The EU executive said in an annual enlargement report yesterday that Turkey had made little progress on required reforms and needed to step up work on issues such as human rights, judicial reform, civilian oversight of the powerful military and drafting a new constitution. «Some progress has been achieved in the areas of freedom of expression, the rights of non-Muslim religious communities and in promoting the economic development of the southeast. However, a consistent and comprehensive program of political reforms is needed,» the Commission said.

While the Commission declared Turkey a functioning market economy - a crucial step for eventual EU membership - it also said reforms had stalled due to a political crisis linked to a constitutional case against the ruling Justice and Development Party (AKP).

Turkish markets, focused largely on the global economic crisis, shrugged off the Commission's report. «This criticism is unlikely to have any market impact, as the expectations over the accession process are already weak and the market is totally focused on the global financial crisis,» Yarkin Cebeci, an analyst at JP Morgan Chase, said in a note.

Turkish Foreign Minister Ali Babacan told a news conference in Rome, «We think that the report is balanced in general... but there are criticisms in the report that we think are unfair.» He said Ankara would reply to Brussels in the coming weeks.

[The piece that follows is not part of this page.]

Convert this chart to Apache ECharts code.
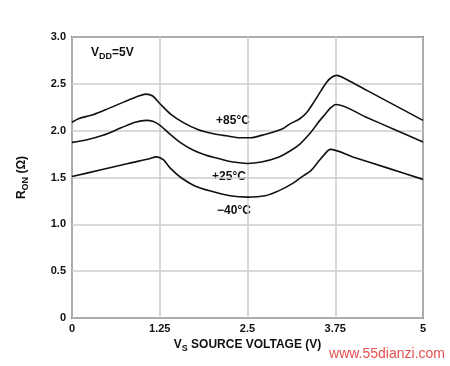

The AKP, which took office in 2002 promising to bring Turkey into the EU, has blamed tensions between the government and secularists for consuming Turkey's political energy but has vowed a new EU push for 2008 and 2009. Numerous promises in the past to speed up reforms have not been met, and with local elections in March and a slowing economy, few analysts expect bold moves.

Turkey has so far opened eight of the 35 chapters of reform work required for EU accession and hopes to start two more before the end of the year. During an interview with a small group of foreign media on Saturday, Babacan said Turkey was well aware of what was expected from it and said the reform agenda was on track.

«Like every long road journey, you have different road conditions and weather conditions. The important thing is to get to the destination,» he said.

Kosovo fails to impress

BRUSSELS (AFP) - Kosovo is plagued by corruption and organized crime and has little will to fight the problem, the European Commission said yesterday in its first progress report since the region broke away from Serbia.

«Corruption is still widespread and remains a major problem in Kosovo,» said the report. «This is due to insufficient legislative and implementing measures and a lack of determination and the weakness of the judicial system,» it said.

The report said its ethnic Albanian leaders had no strategy to fight organized crime. «The determination and capacity required to effectively tackle organized crime is lacking,» it said. «The police tend to focus on maintaining order rather than on organized crime.» The justice system lacked the capacity to tackle crimes such as human trafficking while prosecutors and judges were working under such poor pay and conditions that they were no longer motivated, it added. On drug trafficking it said simply, «There has been no progress to report.»

Croatia gets EU boost, but no entry date

BRUSSELS (Reuters) - Croatia could wrap up entry talks with the European Union next year if it steps up preparations, the European Commission said yesterday.

The annual enlargement report by the EU executive body is the latest signal that while the bloc may expand one more time to usher in Croatia after its historic eastward enlargement of 2004-2007, the jury is out on any further expansion. «It is not a blank check for Croatia. The ball is firmly in Croatia's court,» EU Enlargement Commissioner Olli Rehn said.

While the report gives no actual entry date, diplomats say Croatia, a former Yugoslav state of 4.4 million, could become the EU's 28th member in 2011 if it concludes accession talks next year and the standard procedures are completed on time.

«What matters is that EU membership is no longer beyond the horizon, but is something visible,» Prime Minister Ivo Sanader told a news conference in Zagreb.